John Chadburn (12 February 1873 – December 1923) was an English footballer who played in the Football League for Lincoln City, Notts County, Wolverhampton Wanderers, West Bromwich Albion and Liverpool. He also played in the Southern League for Plymouth Argyle. Born in Mansfield, Chadburn could play as a full back and an outside forward.

==Career==
Chadburn joined English Football League side Lincoln City in 1892. He made his first team debut on 7 September 1893 in a 1–1 draw against Rotherham Town. He scored 10 times during the season in 27 appearances in total. This earned him a move to First Division Notts County where he remained for three seasons.

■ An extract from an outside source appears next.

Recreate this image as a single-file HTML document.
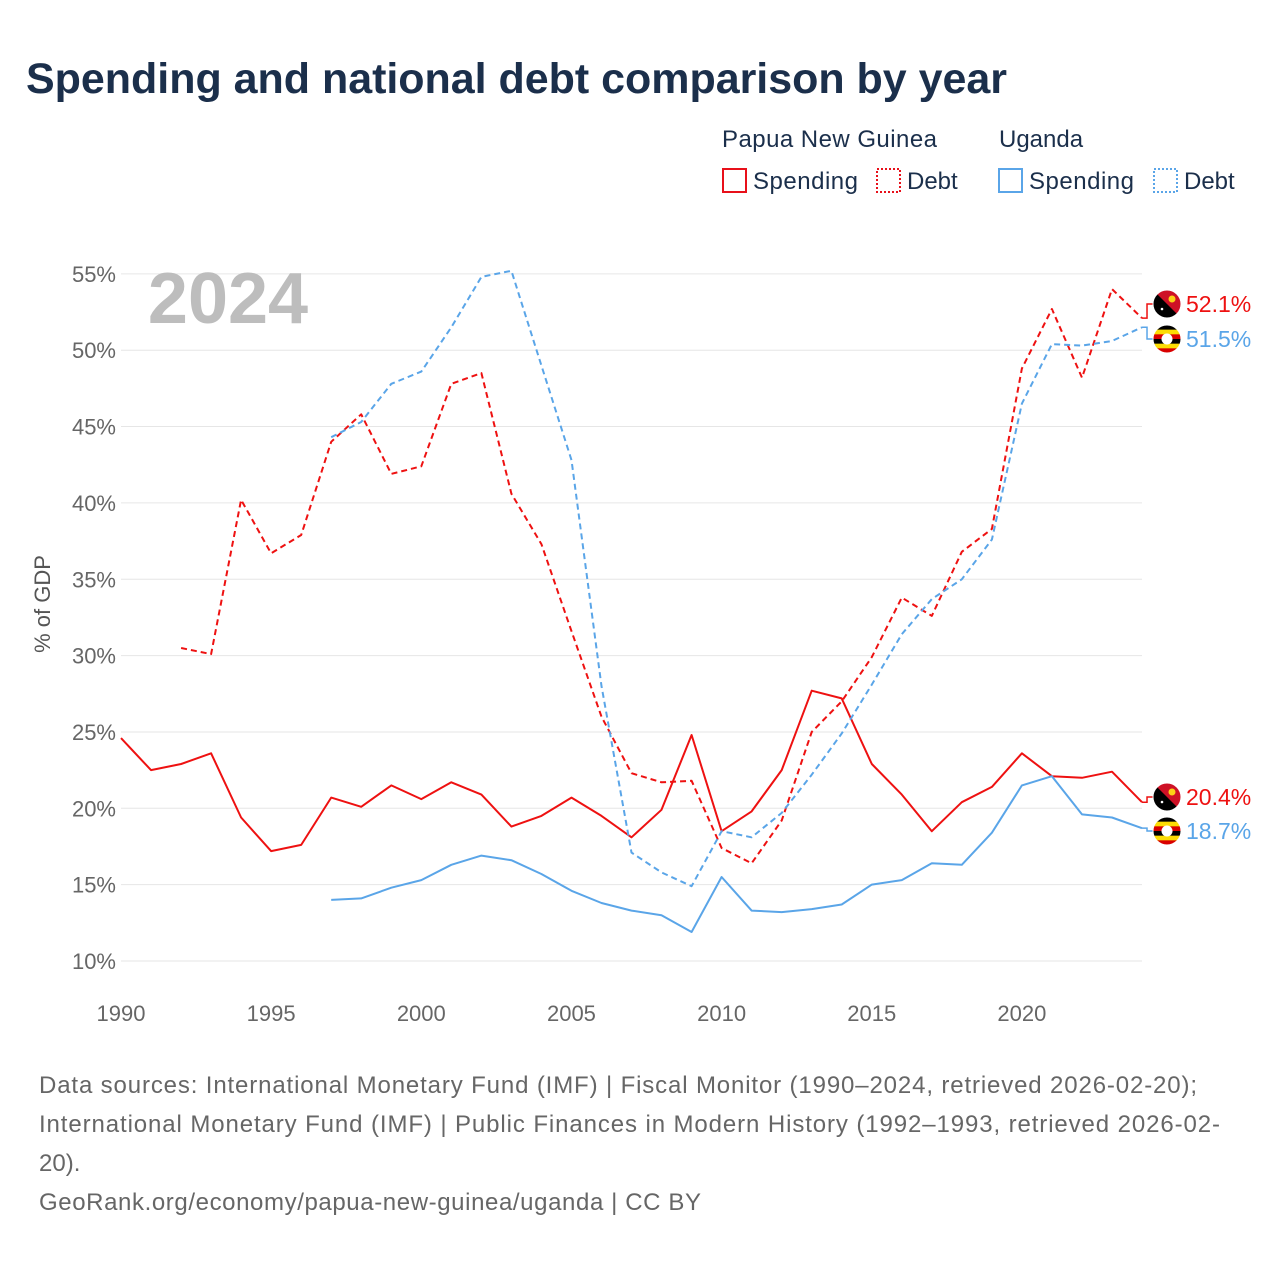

He joined Wolverhampton Wanderers in October 1897, making his club debut on 27 November 1897 in a 2–1 win at Preston North End. Chadburn was unable to hold down a regular first team place at Molineux, and made just 12 appearances in total over two seasons.

He moved to their Black Country rivals West Bromwich Albion in January 1900. Here, he helped the club win promotion as champions back to the top flight in the 1901–02 campaign.

Liverpool signed him during the summer of 1903 but he only managed two first team appearances for the Merseyside club, the opening fixtures of the 1903–04 season. He joined Southern League side Plymouth Argyle towards the end of the campaign, their first as a professional club, and made his debut in March 1904. He appeared sporadically for the first team, scoring one goal in 15 appearances, before being released at the end of the 1904–05 season. He had a brief spell with Swindon Town and went on to play for Mansfield Mechanics and Woodhouse Rangers before retiring from competitive football in 1909.